In response to that concern, Biden has dispatched his senior adviserAmos Hochstein, to the region. Hochstein’s mission is to diminish tensions on the Israeli-Lebanese border. But, while Hochstein will meet with Lebanese leaders, and thereby can send messages to Hezbollah, he can only talk directly to Israel. At those meetings, it seems likely that he will try to reassure Israel that American support is not waning and that the departure of the Ford does not mean the U.S. is any less protective of Israel’s genocidal actions in Gaza.

The instability that all of these myriad factors come together to produce cannot be overstated. The region is on the precipice of a new conflagration. And it all stems from Israel’s ongoing slaughter in Gaza and the Biden administration’s blind and heartless support of it.
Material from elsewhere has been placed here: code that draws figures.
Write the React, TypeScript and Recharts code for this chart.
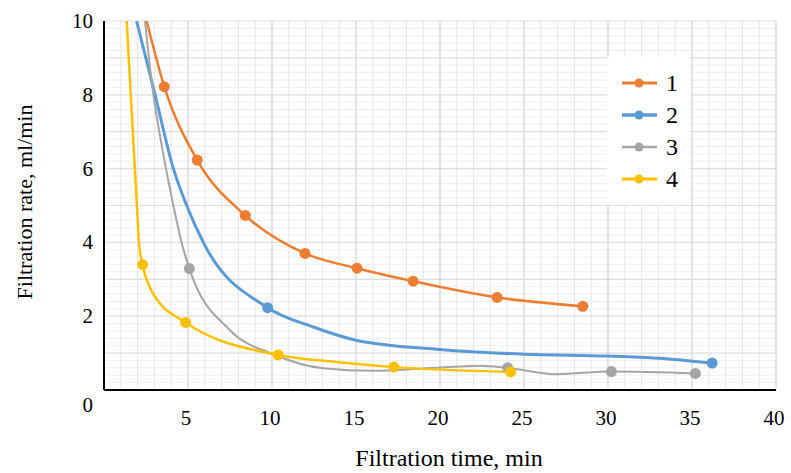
import React from "react";
import { LineChart, Line, XAxis, YAxis, ReferenceLine, Legend, Label } from "recharts";

const FONT = "'Liberation Serif', 'Times New Roman', serif";

// curve 1 (orange)
const time1 = [2.54, 3.59, 5.55, 8.41, 11.96, 15.06, 18.4, 23.4, 28.5];
const rate1 = [10.0, 8.22, 6.23, 4.73, 3.7, 3.3, 2.95, 2.51, 2.27];
const marks1 = [0, 1, 1, 1, 1, 1, 1, 1, 1];

// curve 2 (blue)
const time2 = [1.94, 3.04, 4.13, 4.92, 5.91, 9.74, 12.5, 15, 20, 25, 30, 33, 36.2];
const rate2 = [10.0, 8.0, 6.0, 5.0, 4.0, 2.23, 1.7, 1.35, 1.1, 0.97, 0.92, 0.86, 0.73];
const marks2 = [0, 0, 0, 0, 0, 1, 0, 0, 0, 0, 0, 0, 1];

// curve 3 (grey)
const time3 = [2.44, 2.94, 3.29, 3.69, 4.13, 4.62, 5.08, 7.5, 10.08, 13.05, 16.0, 19.0, 22.4, 24.03, 26.9, 30.2, 35.2];
const rate3 = [10.0, 8.0, 7.0, 6.0, 5.0, 4.0, 3.29, 1.62, 0.97, 0.59, 0.52, 0.58, 0.66, 0.6, 0.43, 0.5, 0.45];
const marks3 = [0, 0, 0, 0, 0, 0, 1, 0, 0, 0, 0, 0, 0, 1, 0, 1, 1];

// curve 4 (yellow)
const time4 = [1.35, 1.97, 2.08, 2.3, 2.93, 4.86, 10.36, 14, 17.26, 24.2];
const rate4 = [10.0, 4.9, 4.0, 3.4, 2.61, 1.83, 0.95, 0.75, 0.62, 0.49];
const marks4 = [0, 0, 0, 1, 0, 1, 1, 0, 1, 1];

const seriesNames = ["1", "2", "3", "4"];
const seriesColors = ["#ED7D31", "#5B9BD5", "#A5A5A5", "#FFC000"];
const seriesWidths = [2.5, 3, 2, 2.5];

const xTicks = [5, 10, 15, 20, 25, 30, 35, 40];
const yTicks = [0, 2, 4, 6, 8, 10];

const toRows = (t: number[], v: number[], m: number[]) =>
	t.map((x, i) => ({ t: x, v: v[i], m: m[i] }));

const series = [
	toRows(time1, rate1, marks1),
	toRows(time2, rate2, marks2),
	toRows(time3, rate3, marks3),
	toRows(time4, rate4, marks4),
];

// grid positions
const xMinor: number[] = [];
for (let i = 1; i <= 40; i++) if (i % 5 !== 0) xMinor.push(i);
const xMajor = [5, 10, 15, 20, 25, 30, 35, 40];
const yMinor: number[] = [];
for (let i = 1; i < 50; i++) if (i % 5 !== 0) yMinor.push(i / 5);
const yMajor = [1, 2, 3, 4, 5, 6, 7, 8, 9, 10];

const makeDot = (color: string) => (props: any) => {
	const { cx, cy, payload, index } = props;
	if (!payload.m) return <g key={`d-${index}`} />;
	return <circle key={`d-${index}`} cx={cx} cy={cy} r={5.5} fill={color} />;
};

const YTick = ({ x, y, payload }: any) => (
	<text
		x={x}
		y={payload.value === 0 ? y + 15 : y}
		textAnchor="end"
		dominantBaseline="central"
		fill="#000"
		style={{ fontFamily: FONT, fontSize: 21 }}
	>
		{payload.value}
	</text>
);

const XTick = ({ x, y, payload }: any) => (
	<text
		x={x - 2}
		y={y}
		dy="0.71em"
		textAnchor="middle"
		fill="#000"
		style={{ fontFamily: FONT, fontSize: 21 }}
	>
		{payload.value}
	</text>
);

const renderLegend = () => (
	<div
		style={{
			background: "#fff",
			width: 83,
			height: 148,
			boxSizing: "border-box",
			paddingTop: 10,
		}}
	>
		{seriesNames.map((n, i) => (
			<div key={n} style={{ height: 32, display: "flex", alignItems: "center" }}>
				<svg width={59} height={32}>
					<line x1={15} x2={50} y1={16} y2={16} stroke={seriesColors[i]} strokeWidth={seriesWidths[i] + 0.5} />
					<circle cx={32} cy={16} r={4.5} fill={seriesColors[i]} />
				</svg>
				<span style={{ fontFamily: FONT, fontSize: 24, lineHeight: "32px", color: "#000" }}>{n}</span>
			</div>
		))}
	</div>
);

export default function App() {
	return (
		<div style={{ position: "absolute", left: 0, top: 0, background: "#fff" }}>
			<LineChart width={791} height={473} margin={{ top: 21, right: 15, bottom: 53, left: 0 }}>
				{yMinor.map((v) => (
					<ReferenceLine key={`ym-${v}`} y={v} stroke="#f0f0f0" strokeWidth={1} />
				))}
				{xMinor.map((v) => (
					<ReferenceLine key={`xm-${v}`} x={v} stroke="#e6e6e6" strokeWidth={1} />
				))}
				{yMajor.map((v) => (
					<ReferenceLine key={`yM-${v}`} y={v} stroke="#dedede" strokeWidth={1.2} />
				))}
				{xMajor.map((v) => (
					<ReferenceLine key={`xM-${v}`} x={v} stroke="#d2d2d2" strokeWidth={1.2} />
				))}
				<XAxis
					type="number"
					dataKey="t"
					domain={[0, 40]}
					ticks={xTicks}
					allowDataOverflow
					height={30}
					tickLine={false}
					tickMargin={14}
					axisLine={{ stroke: "#000", strokeWidth: 2 }}
					tick={<XTick />}
				>
					<Label
						content={() => (
							<text x={449} y={466} textAnchor="middle" fill="#000" style={{ fontFamily: FONT, fontSize: 24 }}>
								Filtration time, min
							</text>
						)}
					/>
				</XAxis>
				<YAxis
					type="number"
					dataKey="v"
					domain={[0, 10]}
					ticks={yTicks}
					allowDataOverflow
					width={104}
					tickLine={false}
					tickMargin={5}
					axisLine={{ stroke: "#000", strokeWidth: 2 }}
					tick={<YTick />}
				>
					<Label
						content={() => (
							<text
								x={32}
								y={202}
								transform="rotate(-90, 32, 202)"
								textAnchor="middle"
								fill="#000"
								style={{ fontFamily: FONT, fontSize: 22 }}
							>
								Filtration rate, ml/min
							</text>
						)}
					/>
				</YAxis>
				{series.map((rows, i) => (
					<Line
						key={seriesNames[i]}
						name={seriesNames[i]}
						data={rows}
						dataKey="v"
						type="monotone"
						stroke={seriesColors[i]}
						strokeWidth={seriesWidths[i]}
						dot={makeDot(seriesColors[i])}
						activeDot={false}
						isAnimationActive={false}
					/>
				))}
				<Legend
					layout="vertical"
					align="center"
					verticalAlign="middle"
					content={renderLegend}
					wrapperStyle={{ left: 607, top: 57, width: 83, height: 148 }}
				/>
			</LineChart>
		</div>
	);
}
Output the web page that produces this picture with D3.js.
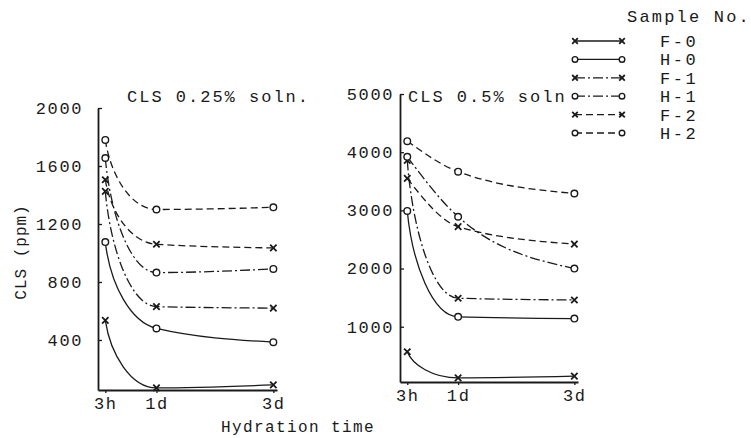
<!DOCTYPE html>
<html>
<head>
<meta charset="utf-8">
<script src="https://cdn.jsdelivr.net/npm/d3@7"></script>
<style>
  html, body { margin: 0; padding: 0; background: #fff; }
  svg { display: block; }
  text { font-family: "Liberation Mono", "DejaVu Sans Mono", monospace; fill: #1a1a1a; }
</style>
</head>
<body>
<svg id="chart" width="751" height="438"></svg>
<script>
// ---------------- data ----------------
const categories = ["3h", "1d", "3d"];
const hours = [3, 24, 72];
const seriesNames = ["F-0", "H-0", "F-1", "H-1", "F-2", "H-2"];
const markerTypes = ["x", "o", "x", "o", "x", "o"];
const lineStyles = ["solid", "solid", "dashdot", "dashdot", "dash", "dash"];

// CLS 0.25% solution (ppm)
const f0_025 = [535, 70, 90];
const h0_025 = [1075, 480, 385];
const f1_025 = [1425, 630, 620];
const h1_025 = [1655, 865, 890];
const f2_025 = [1505, 1060, 1035];
const h2_025 = [1780, 1300, 1315];

// CLS 0.5% solution (ppm)
const f0_05 = [570, 120, 150];
const h0_05 = [2990, 1170, 1140];
const f1_05 = [3860, 1490, 1460];
const h1_05 = [3920, 2890, 2000];
const f2_05 = [3550, 2720, 2420];
const h2_05 = [4190, 3665, 3290];

const yTicks025 = [400, 800, 1200, 1600, 2000];
const yTicks05 = [1000, 2000, 3000, 4000, 5000];

const titles = ["CLS 0.25% soln.", "CLS 0.5% soln"];
const legendTitle = "Sample No.";
const xTitle = "Hydration time";
const yTitle = "CLS (ppm)";

// ---------------- drawing ----------------
const svg = d3.select("#chart");
const ink = "#1a1a1a";

const dashFor = s => s === "dash" ? "7,4" : (s === "dashdot" ? "10,3,2,3" : null);

// custom curve: steep decay segments start almost vertically and flatten
function decayCurve(context) {
  let pts = [];
  return {
    areaStart() {}, areaEnd() {},
    lineStart() { pts = []; },
    point(x, y) { pts.push([+x, +y]); },
    lineEnd() {
      const n = pts.length;
      if (!n) return;
      context.moveTo(pts[0][0], pts[0][1]);
      if (n === 1) return;
      const h = [], s = [];
      for (let i = 0; i < n - 1; i++) {
        h.push(pts[i + 1][0] - pts[i][0]);
        s.push((pts[i + 1][1] - pts[i][1]) / h[i]);
      }
      const t = new Array(n).fill(0);
      for (let i = 1; i < n - 1; i++) {
        const p = (s[i - 1] * h[i] + s[i] * h[i - 1]) / (h[i - 1] + h[i]);
        t[i] = (Math.sign(s[i - 1]) + Math.sign(s[i])) *
               Math.min(Math.abs(s[i - 1]), Math.abs(s[i]), 0.5 * Math.abs(p)) || 0;
      }
      t[0] = n > 2 ? (3 * s[0] - t[1]) / 2 : s[0];
      t[n - 1] = n > 2 ? (3 * s[n - 2] - t[n - 2]) / 2 : s[n - 2];
      for (let i = 0; i < n - 1; i++) {
        const [x0, y0] = pts[i], [x1, y1] = pts[i + 1];
        const dx = h[i], dy = y1 - y0;
        const steep = i === 0 && n > 2 && Math.abs(s[1]) < 0.1 * Math.abs(s[0]);
        if (steep) {
          context.bezierCurveTo(x0 + 0.1 * dx, y0 + 0.5 * dy,
                                x1 - 0.5 * dx, y1 - t[1] * 0.5 * dx,
                                x1, y1);
        } else {
          context.bezierCurveTo(x0 + dx / 3, y0 + t[i] * dx / 3,
                                x1 - dx / 3, y1 - t[i + 1] * dx / 3,
                                x1, y1);
        }
      }
    }
  };
}

function drawMarker(g, type, cx, cy, r) {
  if (type === "o") {
    g.append("circle").attr("cx", cx).attr("cy", cy).attr("r", r)
      .attr("fill", "#fff").attr("stroke", ink).attr("stroke-width", 1.4);
  } else {
    const d = r;
    g.append("path")
      .attr("d", `M${cx - d},${cy - d}L${cx + d},${cy + d}M${cx - d},${cy + d}L${cx + d},${cy - d}`)
      .attr("stroke", ink).attr("stroke-width", 1.8).attr("fill", "none");
  }
}

function panel(cfg) {
  const x = d3.scaleLinear().domain([0, 73.5]).range([cfg.x0, cfg.x1]);
  const y = d3.scaleLinear().domain(cfg.yDomain).range([cfg.yBottom, cfg.yTop]);
  const g = svg.append("g");

  const line = d3.line()
    .x((d, i) => x(hours[i]))
    .y(d => y(d))
    .curve(decayCurve);

  cfg.series.forEach((vals, k) => {
    g.append("path")
      .attr("d", line(vals))
      .attr("fill", "none")
      .attr("stroke", ink)
      .attr("stroke-width", 1.3)
      .attr("stroke-dasharray", dashFor(lineStyles[k]));
  });
  cfg.series.forEach((vals, k) => {
    vals.forEach((v, i) => drawMarker(g, markerTypes[k], x(hours[i]), y(v), markerTypes[k] === "o" ? 3.3 : 3.2));
  });

  // y axis
  const ya = g.append("g")
    .attr("transform", `translate(${cfg.x0},0)`)
    .call(d3.axisLeft(y).tickValues(cfg.yTicks).tickSizeInner(-4).tickSizeOuter(0)
      .tickPadding(cfg.yPad).tickFormat(d3.format("d")));
  // x axis
  const xa = g.append("g")
    .attr("transform", `translate(0,${cfg.yBottom})`)
    .call(d3.axisBottom(x).tickValues(hours).tickSizeInner(3).tickSizeOuter(0)
      .tickPadding(4).tickFormat((d, i) => categories[i]));
  [ya, xa].forEach(a => {
    a.select(".domain").attr("stroke", ink).attr("stroke-width", 1.8);
    a.selectAll(".tick line").attr("stroke", ink).attr("stroke-width", 1.3);
    a.selectAll(".tick text")
      .style("font-family", '"Liberation Mono", "DejaVu Sans Mono", monospace')
      .style("font-size", "17px").style("letter-spacing", "1.6px").attr("fill", ink);
  });

  svg.append("text")
    .attr("x", cfg.titleX).attr("y", 102)
    .style("font-size", "17px").style("letter-spacing", "2px")
    .text(cfg.title);
}

panel({
  x0: 98, x1: 277, yTop: 108, yBottom: 390, yDomain: [55, 2000],
  yTicks: yTicks025, yPad: 15, title: titles[0], titleX: 127,
  series: [f0_025, h0_025, f1_025, h1_025, f2_025, h2_025]
});
panel({
  x0: 400, x1: 578, yTop: 94, yBottom: 382, yDomain: [50, 5000],
  yTicks: yTicks05, yPad: 6, title: titles[1], titleX: 408,
  series: [f0_05, h0_05, f1_05, h1_05, f2_05, h2_05]
});

// axis titles
svg.append("text")
  .attr("x", 298).attr("y", 432).attr("text-anchor", "middle")
  .style("font-size", "16px").style("letter-spacing", "1.4px")
  .text(xTitle);
svg.append("text")
  .attr("transform", "translate(26,252) rotate(-90)").attr("text-anchor", "middle")
  .style("font-size", "16px").style("letter-spacing", "1px")
  .text(yTitle);

// legend
const lg = svg.append("g");
lg.append("text").attr("x", 627).attr("y", 22)
  .style("font-size", "17px").style("letter-spacing", "2.2px").text(legendTitle);
seriesNames.forEach((name, k) => {
  const cy = 41 + k * 18.4;
  lg.append("line").attr("x1", 575).attr("x2", 622).attr("y1", cy).attr("y2", cy)
    .attr("stroke", ink).attr("stroke-width", 1.3)
    .attr("stroke-dasharray", dashFor(lineStyles[k]));
  drawMarker(lg, markerTypes[k], 575, cy, 2.8);
  drawMarker(lg, markerTypes[k], 622, cy, 2.8);
  lg.append("text").attr("x", 660).attr("y", cy + 6)
    .style("font-size", "17px").style("letter-spacing", "2.5px").text(name);
});
</script>
</body>
</html>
It is possible that Israel is finally being forced to admit that the world won’t allow it to empty Gaza of its inhabitants, as Israeli Defense Minister Yoav Gallant announced a plan on Thursday that would leave Israel in overall control of Gaza but will “permit” some Palestinian civilian control. Gallant’s plan is not an official Israeli position, and its announcement seems aimed at mollifying a Biden administration that is concerned about explicitly supporting ethnic cleansing while not committing to stopping any part of its crimes in Gaza.

But colonial pretensions and political theater aside, the risk of a regional explosion remains high and continues to grow. It may take time, but if the United States doesn’t depart from its current course of backing Israeli violence with its protection and with violence and lawlessness of its own, that explosion will come eventually, just as it did on October 7.